TREASURE COAST, Fla. - A nationwide mortgage foreclosure settlement program is again attempting to alert thousands of Floridians that they are probably eligible for a share of $170 million in cash payments, if they file claims by Jan. 18.
Reminder notices are in the mail from the National Mortgage Settlement program, which previously sent applications to 167,000 Floridians. They are people who lost their homes from 2008 to 2011 in mortgage foreclosures serviced by five major companies: Bank of America, Citi, JPMorgan Chase, Wells Fargo and Ally/GMAC.
During April the companies agreed to a joint state-federal settlement that set aside $1.5 billion for cash payments to 2 million borrowers nationwide because of foreclosure abuses or fraud. That includes robo signing of documents outside the presence of a notary or without knowing if the facts were correct, according to the Florida Attorney General's office.
So far 43 percent of the eligible citizens have replied nationwide, according to the program and the Florida Attorney General's Office. The number of people who got applications in Indian River, St. Lucie and Martin counties isn't available from the program.

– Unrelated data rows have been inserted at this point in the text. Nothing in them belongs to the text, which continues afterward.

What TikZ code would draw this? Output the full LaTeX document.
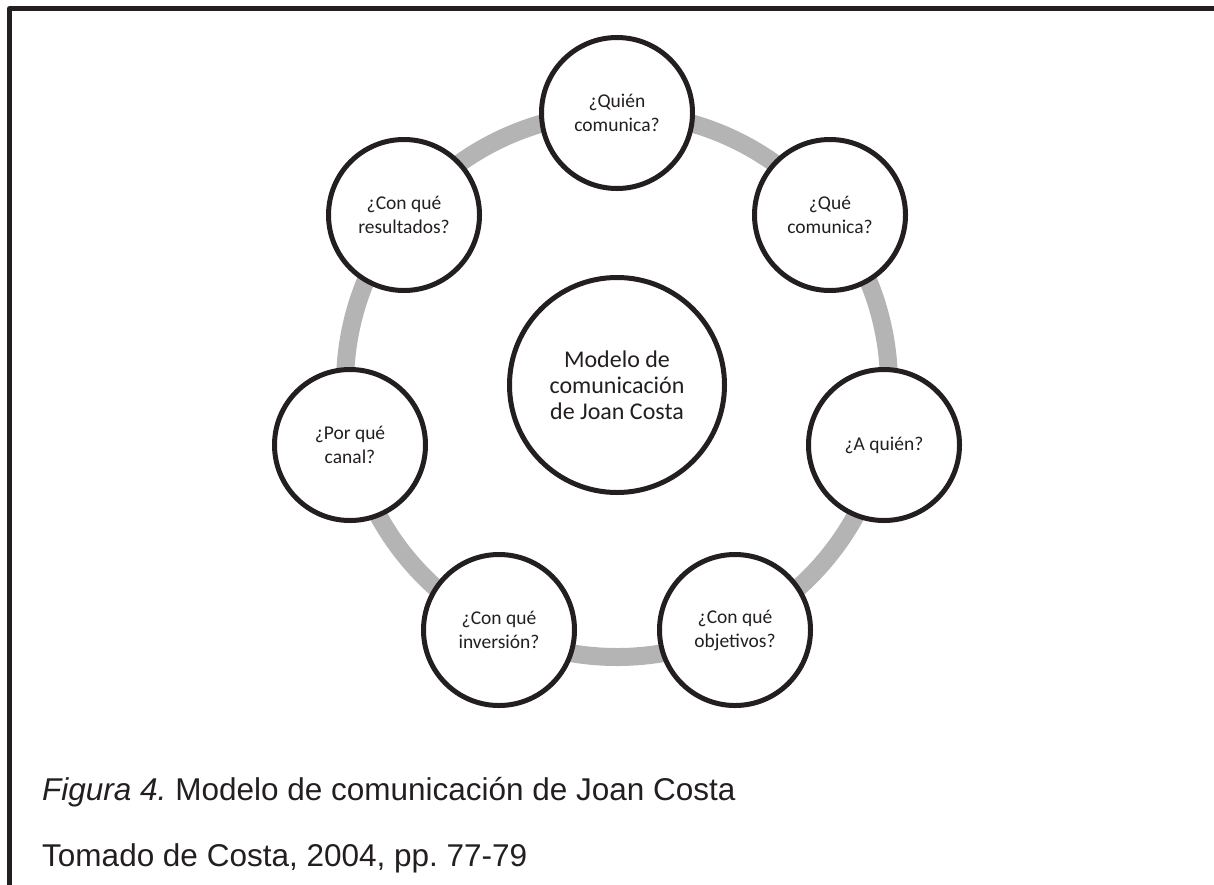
\documentclass[tikz,border=0pt]{standalone}
\usepackage{fontspec}
\setmainfont{Carlito}
\newfontfamily\capfont{Liberation Sans}
\definecolor{ink}{HTML}{231F20}
\definecolor{ringgray}{RGB}{180,180,180}
\frenchspacing
\begin{document}
\begin{tikzpicture}[x=1pt,y=-1pt,
  qnode/.style={circle,draw=ink,line width=5pt,fill=white,minimum size=151pt,inner sep=0pt,
    text=ink,align=center,font=\fontsize{19.5}{24}\selectfont},
  cnode/.style={circle,draw=ink,line width=5pt,fill=white,minimum size=215pt,inner sep=0pt,
    text=ink,align=center,font=\fontsize{24}{26}\selectfont},
  ring/.style={draw=ringgray,line width=18pt},
  frame/.style={draw=ink,line width=5pt,line join=round},
  captext/.style={anchor=base west,inner sep=0pt,text=ink,font=\capfont\fontsize{31.5}{36}\selectfont}]
\useasboundingbox (0,0) rectangle (1214,884);
\draw[frame] (9.5,900) -- (9.5,8.5) -- (1230,8.5);
\coordinate (o) at (617,385);
\draw[ring] (o) circle[radius=272];
\node[cnode] (center) at (o) {Modelo de\\comunicación\\de Joan Costa};
\path (o) ++(0,-272) node[qnode] (q0) {¿Quién\\comunica?};
\path (o) ++(213,-170) node[qnode] (q1) {¿Qué\\comunica?};
\path (o) ++(267,60) node[qnode] (q2) {¿A quién?};
\path (o) ++(118,245) node[qnode] (q3) {¿Con qué\\objetivos?};
\path (o) ++(-118,245) node[qnode] (q4) {¿Con qué\\inversión?};
\path (o) ++(-267,60) node[qnode] (q5) {¿Por qué\\canal?};
\path (o) ++(-213,-170) node[qnode] (q6) {¿Con qué\\resultados?};
\node[captext] (cap1) at (42,800) {\textit{Figura 4.} Modelo de comunicación de Joan Costa};
\node[captext] (cap2) at (42,866) {Tomado de Costa, 2004, pp. 77-79};
\end{tikzpicture}
\end{document}
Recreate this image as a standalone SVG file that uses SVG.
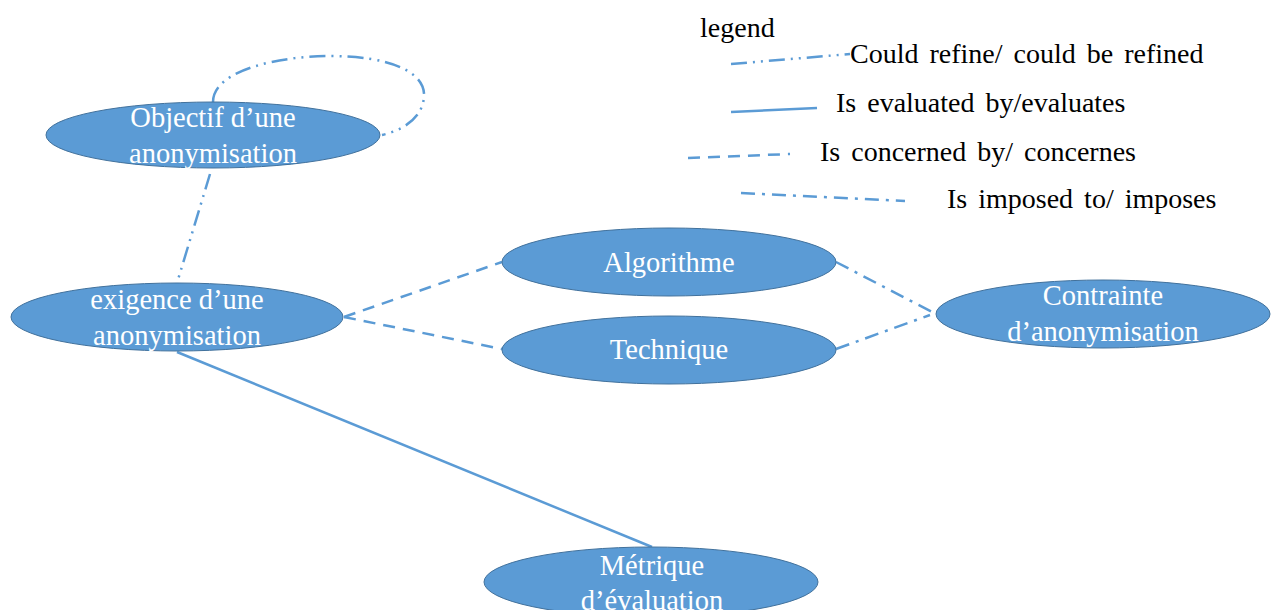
<svg xmlns="http://www.w3.org/2000/svg" width="1272" height="610" viewBox="0 0 1272 610">
<style>
.node ellipse{fill:#5B9BD5;stroke:#41719C;stroke-width:1}
.node text{fill:#fff;font-family:"Liberation Serif","Times New Roman",serif;font-size:28.5px;text-anchor:middle}
.lg{fill:#000;font-family:"Liberation Serif","Times New Roman",serif;font-size:28px;word-spacing:4px}
.c{fill:none;stroke:#5B9BD5;stroke-width:2.5}
.refine{stroke-dasharray:16 6 2 6 2 6}
.solid{}
.concern{stroke-dasharray:12 8}
.impose{stroke-dasharray:14 7 3 7}
</style>
<rect width="1272" height="610" fill="#fff"/>
<g id="connectors">
<path class="c refine" d="M213,102 C213,70 280,56 330,56 C390,56 426,72 424,97 C422,120 400,131 382,135"/>
<line class="c refine" x1="210" y1="174" x2="177" y2="283"/>
<line class="c concern" x1="344" y1="317" x2="502" y2="262"/>
<line class="c concern" x1="344" y1="317" x2="502" y2="349"/>
<line class="c impose" x1="836" y1="262" x2="936" y2="314"/>
<line class="c impose" x1="836" y1="349" x2="930" y2="315"/>
<line class="c solid" x1="177" y1="352" x2="652" y2="547"/>
</g>
<g id="n-objectif" class="node">
<ellipse cx="213" cy="135" rx="167" ry="33"/>
<text x="213" y="127">Objectif d’une</text>
<text x="213" y="163">anonymisation</text>
</g>
<g id="n-exigence" class="node">
<ellipse cx="177" cy="317" rx="166" ry="34"/>
<text x="177" y="309">exigence d’une</text>
<text x="177" y="345">anonymisation</text>
</g>
<g id="n-algorithme" class="node">
<ellipse cx="669" cy="262" rx="167" ry="34"/>
<text x="669" y="272">Algorithme</text>
</g>
<g id="n-technique" class="node">
<ellipse cx="669" cy="350" rx="167" ry="34"/>
<text x="669" y="359">Technique</text>
</g>
<g id="n-contrainte" class="node">
<ellipse cx="1103" cy="314" rx="167" ry="34"/>
<text x="1103" y="305">Contrainte</text>
<text x="1103" y="341">d’anonymisation</text>
</g>
<g id="n-metrique" class="node">
<ellipse cx="651" cy="582" rx="167" ry="35"/>
<text x="652" y="575">Métrique</text>
<text x="652" y="610">d’évaluation</text>
</g>
<g id="legend">
<text class="lg" x="700" y="37">legend</text>
<line class="c refine" x1="731" y1="64" x2="850" y2="54" stroke-width="3"/>
<text class="lg" x="850" y="63">Could refine/ could be refined</text>
<line class="c" x1="731" y1="112" x2="817" y2="108" stroke-width="3"/>
<text class="lg" x="836" y="112">Is evaluated by/evaluates</text>
<line class="c concern" x1="688" y1="158" x2="790" y2="154" stroke-width="3"/>
<text class="lg" x="820" y="161">Is concerned by/ concernes</text>
<line class="c impose" x1="741" y1="193" x2="905" y2="201" stroke-width="3"/>
<text class="lg" x="947" y="208">Is imposed to/ imposes</text>
</g>
</svg>
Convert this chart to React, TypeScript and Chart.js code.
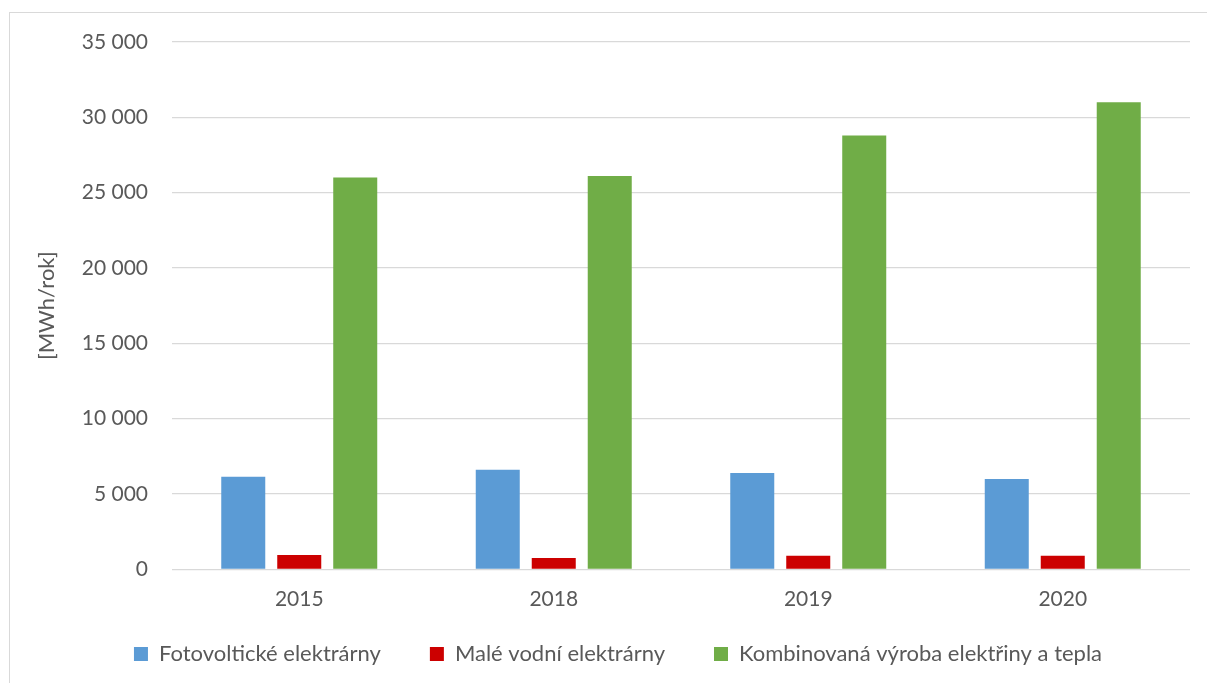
import React, { useEffect, useRef } from "react";
import { Chart, registerables } from "chart.js";

Chart.register(...registerables);

const years = ["2015", "2018", "2019", "2020"];
const fotovoltaicke = [6150, 6600, 6400, 6000];
const maleVodni = [950, 750, 900, 900];
const kombinovana = [26000, 26100, 28800, 31000];

const seriesNames = [
  "Fotovoltické elektrárny",
  "Malé vodní elektrárny",
  "Kombinovaná výroba elektřiny a tepla",
];
const seriesColors = ["#5B9BD5", "#CC0000", "#70AD47"];

const yMax = 35000;
const yStep = 5000;
const yTitle = "[MWh/rok]";

const FONT = "Lato, 'Open Sans', sans-serif";
const TEXT = "#595959";

const formatThousands = (v: number) =>
  String(v).replace(/\B(?=(\d{3})+(?!\d))/g, " ");

export default function App() {
  const canvasRef = useRef<HTMLCanvasElement | null>(null);

  useEffect(() => {
    if (!canvasRef.current) return;
    const seriesData = [fotovoltaicke, maleVodni, kombinovana];
    const chart = new Chart(canvasRef.current, {
      type: "bar",
      data: {
        labels: years,
        datasets: seriesData.map((d, i) => ({
          label: seriesNames[i],
          data: d,
          backgroundColor: seriesColors[i],
          borderWidth: 0,
          categoryPercentage: 0.66,
          barPercentage: 0.786,
          yAxisID: "y",
        })),
      },
      options: {
        responsive: false,
        animation: false,
        devicePixelRatio: 1,
        layout: { padding: { left: 0, top: 29, right: 0, bottom: 18 } },
        plugins: {
          tooltip: { enabled: false },
          legend: {
            position: "bottom",
            labels: {
              boxWidth: 14,
              boxHeight: 14,
              padding: 49,
              color: TEXT,
              font: { family: FONT, size: 22 },
            },
          },
        },
        scales: {
          x: {
            grid: { display: false },
            border: { display: false },
            ticks: {
              color: TEXT,
              // labels are placed below the axis line without taking layout space
              mirror: true,
              padding: -43,
              maxRotation: 0,
              font: { family: FONT, size: 21 },
            },
            afterFit: (scale: any) => {
              scale.height = 24.7;
            },
          },
          y: {
            position: "left",
            min: 0,
            max: yMax,
            border: { display: false },
            grid: { color: "#D9D9D9", lineWidth: 1.3, drawTicks: false },
            ticks: {
              stepSize: yStep,
              color: TEXT,
              padding: 24,
              font: { family: FONT, size: 21 },
              callback: (v: any) => formatThousands(Number(v)),
            },
            title: {
              display: true,
              text: yTitle,
              color: TEXT,
              padding: { top: 24, bottom: 0 },
              font: { family: FONT, size: 22 },
            },
            afterFit: (scale: any) => {
              scale.width = 162;
              scale.paddingTop = 12;
              scale.paddingBottom = 12;
            },
          },
          // empty right-hand margin inside the frame
          yRight: {
            type: "linear",
            position: "right",
            display: true,
            grid: { display: false },
            border: { display: false },
            ticks: { display: false },
            afterFit: (scale: any) => {
              scale.width = 36;
            },
          },
        },
      },
    });
    return () => chart.destroy();
  }, []);

  return (
    <div
      style={{
        position: "fixed",
        inset: 0,
        overflow: "hidden",
        background: "#ffffff",
      }}
    >
      <div
        style={{
          position: "absolute",
          left: 9,
          top: 12,
          width: 1216,
          height: 700,
          border: "1px solid #D9D9D9",
          background: "#ffffff",
        }}
      >
        <canvas
          ref={canvasRef}
          width={1216}
          height={680}
          style={{ display: "block", width: 1216, height: 680 }}
        />
      </div>
    </div>
  );
}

"We have gone to extraordinary efforts to track down people," said Jeff Greenwood with the Iowa Attorney General's office that is helping oversee the program. "Only a small number are not being found.
"The claim form is simple" and there are no fees, he said. Still, less than half have replied.
"This is not a scam," he said. Anyone who believes someone is attempting to scam them in the settlement should contact the Florida Attorney General's office at 850-414-3990.
The cash payments are part of an overall $25 billion penalty settlement, the largest joint state-federal settlement in history that was reached during negotiations between the companies, state attorneys general and the U.S. Department of Justice, according to the National Association of Attorney Generals.
At least $17 billion was set aside mainly for helping people who cannot afford their current payments. Another $3 billion is for refinancing "underwater" homes where the current value of the dwelling is far less than the loan amount.
Apart from the money, the settlement changes how the companies handle loans and foreclosures. That includes establishing a single contact for borrowers. And the state attorneys general are establishing an independent monitor over federally chartered banks.